We had a nice breakfast at Granier Bakery right on the main square. It was just over 6 Euros for pastries and coffee for all of us. Such a deal!
Of course we had to try the fartons. Ha!
We drove a short 40 minutes to the beautiful town of Albarracin. On the way, we drove by the strangest airport. Google informed us that it's a maintenance and storage airport for commercial jets that opened in 2013. Interesting.
The scenery was so dramatic as we approached the town.
Albarracin is a desert hill town that still seems 500 years old. It was so much fun weaving in and out of the narrow streets much like a maze. There were stairs, steep ascents, and little alley ways everywhere. It still seems relatively undiscovered by tourists. We thoroughly enjoyed exploring despite the heat.
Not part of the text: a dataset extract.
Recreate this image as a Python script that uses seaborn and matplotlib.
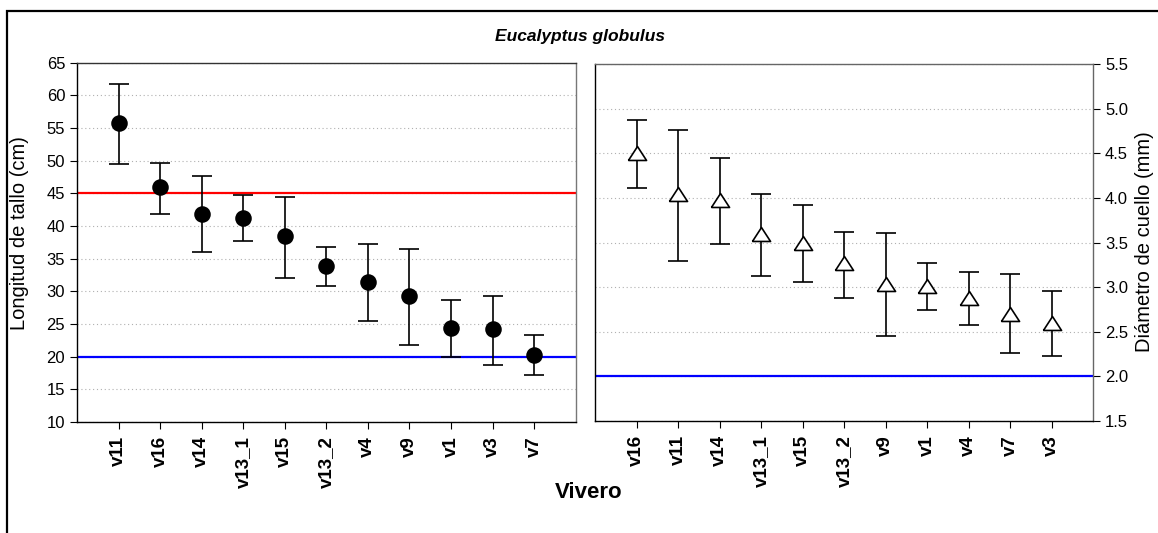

At one point, DH and I left the rest of the crew with ice cream and beer on the main square so we could climb up to the old fortress walls that once defended the city We were the only ones up there hiking! It was hot but the views were remarkable.
We found a pretty riverside park for a picnic lunch before heading back to Teruel for siesta and dinner.
On our way back to Teruel, I had the bright idea of finding a municipal pool. This little detour took us through a small neighborhood near a police precinct. Just as we spotted the pool, three police officers pulled us over. We were not speeding or doing anything out of the ordinary. Our car has tourist license plates that were unfamiliar in this small Spanish town. The officers looked at our passports, car paperwork, and made lots of phone calls. They took several pictures of the license and the car and had many questions. After 15-20 stressful minutes, they finally let us go. It wasn't exactly scary but kind of unnerving. I think we provided them with some training for the day. BMW European Delivery was obviously a new concept to the Teruel Police Department!
Some of us climbed the scenic San Salvador Tower in Teruel. The outside of the tower is decorated with colorful tiles making it one of the prettiest towers that I've climbed. There are five similar towers in town. You can climb through some of the towers because they straddle the street.
We found a grand historic staircase that lead to a park where the kids let off some steam.
We had some yummy tapas for dinner including things like lamb meatballs, scallops, chicken spring rolls, and the most popular Spanish tapas, patatas bravas. We started our dinner outside but a huge and windy thunderstorm rolled in forcing us to move inside.
Teruel was a great surprise. It's such a lovely and pleasant Spanish town. On to Barcelona!